The gap feels uncomfortable because it's genuine cognitive work. Your brain is trying to forge a connection that doesn't exist yet — and unlike recalling something you already know, this generation is effortful and uncertain. The temptation to retreat to research or notes is an escape from this discomfort back to the easier cognitive task of consuming information.
When This Fires
- You're writing and suddenly can't articulate the next logical step
- You start a sentence three times and can't finish it
- You feel the urge to stop writing and "do more research first"

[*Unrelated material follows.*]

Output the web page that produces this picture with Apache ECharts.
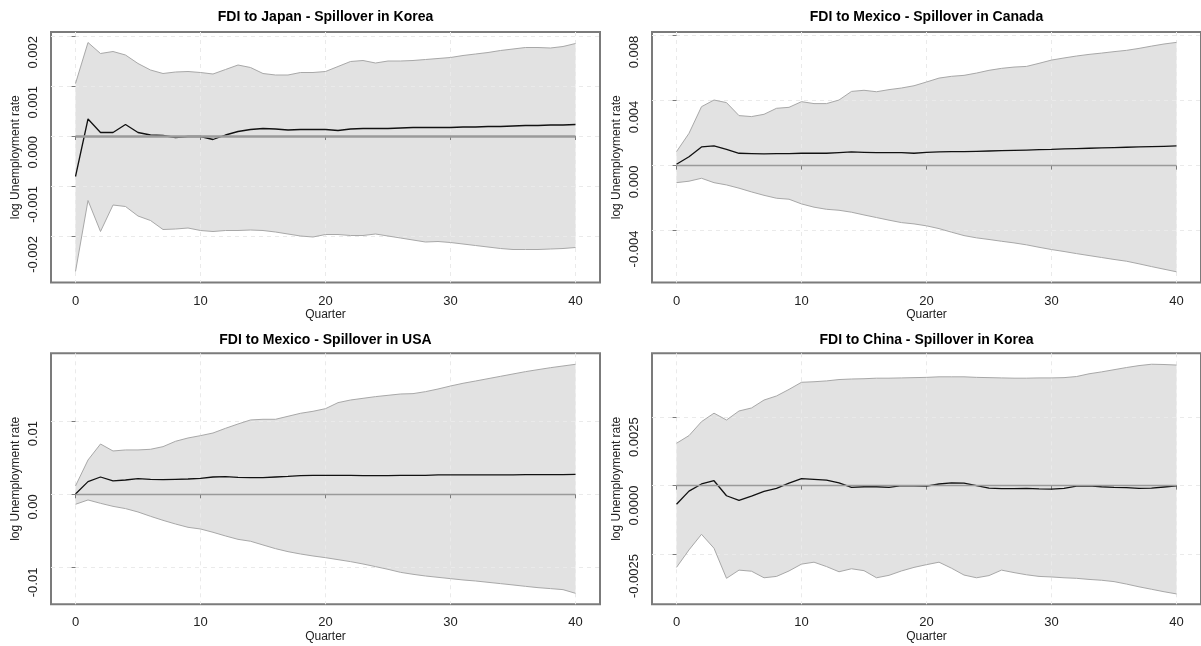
<!DOCTYPE html>
<html><head><meta charset="utf-8">
<script src="https://cdn.jsdelivr.net/npm/echarts@6/dist/echarts.min.js"></script>
<style>html,body{margin:0;padding:0;background:#fff}#c{width:1201px;height:646px}</style>
</head><body><div id="c"></div>
<script>
// ---------- DATA ----------
const quarters = [0,1,2,3,4,5,6,7,8,9,10,11,12,13,14,15,16,17,18,19,20,21,22,23,24,25,26,27,28,29,30,31,32,33,34,35,36,37,38,39,40];
const xTicks = [0,10,20,30,40];

const titles = [
  'FDI to Japan - Spillover in Korea',
  'FDI to Mexico - Spillover in Canada',
  'FDI to Mexico - Spillover in USA',
  'FDI to China - Spillover in Korea'
];

// Japan -> Korea
const jkUpper = [0.00105,0.00187,0.00165,0.00169,0.00162,0.00145,0.00132,0.00125,0.00128,0.00129,0.00127,0.00124,0.00133,0.00142,0.00137,0.00125,0.00122,0.00122,0.00127,0.00127,0.00129,0.00139,0.00149,0.00151,0.00146,0.0015,0.0015,0.00151,0.00153,0.00155,0.00157,0.00161,0.00164,0.00167,0.00171,0.00174,0.00177,0.00177,0.00176,0.00179,0.00185];
const jkLower = [-0.00271,-0.00129,-0.00191,-0.00138,-0.00141,-0.0016,-0.00169,-0.00187,-0.00186,-0.00184,-0.00189,-0.00191,-0.00189,-0.00189,-0.00188,-0.00189,-0.00192,-0.00196,-0.002,-0.00202,-0.00197,-0.00197,-0.00199,-0.00199,-0.00196,-0.002,-0.00204,-0.00208,-0.00212,-0.00211,-0.00213,-0.00216,-0.00219,-0.00222,-0.00225,-0.00227,-0.00227,-0.00227,-0.00226,-0.00225,-0.00223];
const jkIrf = [-0.00081,0.00034,0.00007,0.00007,0.00023,0.00007,0.00002,0.00001,-0.00003,-0.00001,-0.00001,-0.00007,0.00002,0.00009,0.00013,0.00015,0.00014,0.00012,0.00013,0.00013,0.00013,0.00011,0.00014,0.00015,0.00015,0.00015,0.00016,0.00017,0.00017,0.00017,0.00017,0.00018,0.00018,0.00019,0.00019,0.0002,0.00021,0.00021,0.00022,0.00022,0.00023];
const jkYTicks = [-0.002,-0.001,0,0.001,0.002];

// Mexico -> Canada
const mcUpper = [0.00086,0.00199,0.00363,0.00404,0.00388,0.00308,0.00302,0.00316,0.00353,0.00359,0.00394,0.00382,0.00382,0.00404,0.00457,0.00464,0.00455,0.00468,0.00478,0.00492,0.00515,0.00539,0.0055,0.00556,0.0057,0.00587,0.00599,0.00607,0.00611,0.0063,0.0065,0.00663,0.00675,0.00685,0.00693,0.00702,0.0071,0.00722,0.00736,0.00749,0.00759];
const mcLower = [-0.00105,-0.00096,-0.00078,-0.00105,-0.00119,-0.00139,-0.00162,-0.00183,-0.00201,-0.00207,-0.00236,-0.00256,-0.00269,-0.00275,-0.00287,-0.00304,-0.0032,-0.00336,-0.00351,-0.00359,-0.00371,-0.00388,-0.0041,-0.00431,-0.00445,-0.00455,-0.00466,-0.00476,-0.00488,-0.00503,-0.00517,-0.00529,-0.00542,-0.00554,-0.00566,-0.00578,-0.00589,-0.00605,-0.00622,-0.00638,-0.00654];
const mcIrf = [0.00008,0.00055,0.00115,0.00121,0.001,0.00076,0.00074,0.00072,0.00074,0.00074,0.00076,0.00076,0.00076,0.0008,0.00084,0.00082,0.0008,0.0008,0.0008,0.00076,0.00082,0.00084,0.00086,0.00086,0.00088,0.0009,0.00092,0.00094,0.00096,0.00098,0.001,0.00103,0.00105,0.00107,0.00109,0.00111,0.00113,0.00115,0.00117,0.00119,0.00121];
const mcYTicks = [-0.004,0,0.004,0.008];

// Mexico -> USA
const muUpper = [0.00114,0.00468,0.00686,0.00591,0.00605,0.00605,0.00614,0.0065,0.00723,0.00768,0.008,0.00836,0.009,0.00959,0.01014,0.01023,0.01023,0.01064,0.01105,0.01132,0.01168,0.0125,0.01286,0.01309,0.01332,0.0135,0.01368,0.01373,0.014,0.01436,0.01477,0.01514,0.01545,0.01577,0.01609,0.01641,0.01673,0.017,0.01727,0.0175,0.01773];
const muLower = [-0.00136,-0.00077,-0.00123,-0.00164,-0.00195,-0.00241,-0.003,-0.00355,-0.00405,-0.0045,-0.00473,-0.00518,-0.00568,-0.00614,-0.0064,-0.00691,-0.00741,-0.00782,-0.00814,-0.00841,-0.00864,-0.00891,-0.00918,-0.0095,-0.00986,-0.01023,-0.01064,-0.01091,-0.01114,-0.01132,-0.0115,-0.01168,-0.01182,-0.012,-0.01218,-0.01236,-0.01255,-0.01273,-0.01286,-0.013,-0.0135];
const muIrf = [0.00005,0.00173,0.00236,0.00182,0.00195,0.00214,0.00205,0.002,0.00205,0.00209,0.00218,0.00236,0.00241,0.00232,0.00227,0.00227,0.00236,0.00245,0.00255,0.00259,0.00259,0.00259,0.00259,0.00255,0.00255,0.00255,0.00259,0.00259,0.00259,0.00264,0.00264,0.00264,0.00264,0.00264,0.00264,0.00264,0.00268,0.00268,0.00268,0.00268,0.00273];
const muYTicks = [-0.01,0,0.01];

// China -> Korea
const ckUpper = [0.00155,0.00183,0.00234,0.00265,0.0024,0.00273,0.00284,0.00313,0.00328,0.00352,0.00378,0.0038,0.00383,0.00388,0.0039,0.00391,0.00393,0.00393,0.00394,0.00395,0.00396,0.00398,0.00398,0.00398,0.00396,0.00395,0.00394,0.00393,0.00393,0.00394,0.00394,0.00395,0.00399,0.00409,0.00416,0.00424,0.00432,0.00439,0.00444,0.00443,0.00441];
const ckLower = [-0.00299,-0.00235,-0.00178,-0.00229,-0.00339,-0.00309,-0.00313,-0.00337,-0.00332,-0.00312,-0.00287,-0.0028,-0.00296,-0.00315,-0.00304,-0.00311,-0.00337,-0.00328,-0.00312,-0.00299,-0.00289,-0.0028,-0.00302,-0.00327,-0.00337,-0.00329,-0.00309,-0.00318,-0.00326,-0.00332,-0.00334,-0.00337,-0.00339,-0.00343,-0.00346,-0.00351,-0.0036,-0.0037,-0.00379,-0.00388,-0.00396];
const ckIrf = [-0.00068,-0.0002,0.00006,0.00018,-0.00037,-0.00054,-0.00038,-0.00021,-0.0001,0.00009,0.00026,0.00023,0.0002,0.0001,-0.00006,-0.00004,-0.00004,-0.00006,0,-0.00001,-0.00002,0.00006,0.0001,0.00009,0,-0.00009,-0.00011,-0.00011,-0.0001,-0.00012,-0.00013,-0.0001,-0.00002,-0.00001,-0.00004,-0.00006,-0.00007,-0.0001,-0.00009,-0.00005,-0.00001];
const ckYTicks = [-0.0025,0,0.0025];

// ---------- LAYOUT / STYLE ----------
const panels = [
  {up: jkUpper, lo: jkLower, irf: jkIrf, yTicks: jkYTicks, dec: 3, yMin: -0.00293, yMax: 0.00208, zeroW: 2.6},
  {up: mcUpper, lo: mcLower, irf: mcIrf, yTicks: mcYTicks, dec: 3, yMin: -0.0072, yMax: 0.00823, zeroW: 1.4},
  {up: muUpper, lo: muLower, irf: muIrf, yTicks: muYTicks, dec: 2, yMin: -0.0150, yMax: 0.01923, zeroW: 1.4},
  {up: ckUpper, lo: ckLower, irf: ckIrf, yTicks: ckYTicks, dec: 4, yMin: -0.00434, yMax: 0.00484, zeroW: 1.4}
];
const boxes = [
  {left: 51,  top: 32,    width: 549, height: 250.5, titleTop: 10.5},
  {left: 652, top: 32,    width: 549, height: 250.5, titleTop: 10.5},
  {left: 51,  top: 353.3, width: 549, height: 251,   titleTop: 333},
  {left: 652, top: 353.3, width: 549, height: 251,   titleTop: 333}
];
const FONT = '"Liberation Sans", Arial, sans-serif';
const BORDER = '#7b7b7b';
const GRIDC = '#eaeaea';
const BANDFILL = '#e2e2e2';

const option = {
  animation: false,
  backgroundColor: '#fff',
  title: [], grid: [], xAxis: [], yAxis: [], series: []
};

// band polygon drawn once (on the first item) through the axis scales
function bandRenderItem(params, api) {
  if (params.dataIndexInside !== 0) return null;
  const n = params.dataInsideLength;
  const pts = [];
  for (let k = 0; k < n; k++) pts.push(api.coord([api.value(0, k), api.value(2, k)]));
  for (let k = n - 1; k >= 0; k--) pts.push(api.coord([api.value(0, k), api.value(1, k)]));
  return {type: 'polygon', shape: {points: pts}, style: {fill: BANDFILL, stroke: null}, silent: true};
}

panels.forEach((p, i) => {
  const b = boxes[i];
  option.title.push({
    text: titles[i], left: b.left + b.width / 2, top: b.titleTop, textAlign: 'center', padding: 0,
    textStyle: {fontFamily: FONT, fontSize: 14, fontWeight: 'bold', color: '#000'}
  });
  option.grid.push({
    left: b.left, top: b.top, width: b.width, height: b.height, containLabel: false,
    show: true, borderColor: BORDER, borderWidth: 2, backgroundColor: 'transparent'
  });
  option.xAxis.push({
    gridIndex: i, type: 'value', min: -1.96, max: 41.96, z: 1,
    axisLine: {show: false},
    axisTick: {show: true, customValues: xTicks, length: 4, lineStyle: {color: BORDER, width: 1}},
    axisLabel: {customValues: xTicks, margin: 12, fontSize: 13, color: '#222', fontFamily: FONT},
    splitLine: {show: true, lineStyle: {color: GRIDC, width: 1, type: [4, 4]}},
    name: 'Quarter', nameLocation: 'middle', nameGap: 26,
    nameTextStyle: {fontSize: 12, color: '#222', fontFamily: FONT}
  });
  option.yAxis.push({
    gridIndex: i, type: 'value', min: p.yMin, max: p.yMax, z: 1,
    axisLine: {show: false},
    axisTick: {show: true, customValues: p.yTicks, length: 4, lineStyle: {color: BORDER, width: 1}},
    axisLabel: {customValues: p.yTicks, rotate: 90, align: 'right', verticalAlign: 'middle', margin: 18,
      fontSize: 13, color: '#222', fontFamily: FONT, formatter: v => Number(v).toFixed(p.dec)},
    splitLine: {show: true, lineStyle: {color: GRIDC, width: 1, type: [4, 4]}},
    name: 'log Unemployment rate', nameLocation: 'middle', nameGap: 29,
    nameTextStyle: {fontSize: 12, color: '#222', fontFamily: FONT}
  });
  option.series.push({
    type: 'custom', xAxisIndex: i, yAxisIndex: i, silent: true, z: 0,
    data: quarters.map((q, k) => [q, p.lo[k], p.up[k]]),
    encode: {x: 0, y: [1, 2]},
    renderItem: bandRenderItem,
    clip: true
  });
  option.series.push({
    type: 'line', xAxisIndex: i, yAxisIndex: i, data: quarters.map((q, k) => [q, p.up[k]]),
    symbol: 'none', silent: true, lineStyle: {color: '#a8a8a8', width: 1}, z: 2
  });
  option.series.push({
    type: 'line', xAxisIndex: i, yAxisIndex: i, data: quarters.map((q, k) => [q, p.lo[k]]),
    symbol: 'none', silent: true, lineStyle: {color: '#a8a8a8', width: 1}, z: 2,
    markLine: {
      silent: true, symbol: 'none', label: {show: false}, animation: false,
      lineStyle: {color: '#9a9a9a', width: p.zeroW, type: 'solid'},
      data: [[{coord: [quarters[0], 0]}, {coord: [quarters[quarters.length - 1], 0]}]]
    }
  });
  option.series.push({
    type: 'line', xAxisIndex: i, yAxisIndex: i, data: quarters.map((q, k) => [q, p.irf[k]]),
    symbol: 'none', silent: true, lineStyle: {color: '#111', width: 1.3}, z: 3
  });
});

const chart = echarts.init(document.getElementById('c'), null, {renderer: 'canvas'});
chart.setOption(option);
</script>
</body></html>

- Any moment during writing where you think "I should have prepared better"
Common Failure Mode
Interpreting the gap as evidence that you started writing too soon. "I need to read more before I can write about this." Sometimes this is true — you genuinely lack information. But more often, you have enough information and lack structure. The gap is where structure gets built. Retreating to more reading provides the illusion of progress (more information) while avoiding the actual work (structuring what you already know).
The Protocol
When you encounter a writing gap: (1) Do not close the document. (2) Do not switch to research. (3) Write about the gap itself: "I can't articulate the connection between X and Y because..." (4) Keep writing — even badly, even in fragments. The act of writing through the gap, rather than retreating from it, is what generates the insight. Most gaps resolve within 2-3 paragraphs of effortful writing. If they don't, then you have a genuine information deficit worth researching.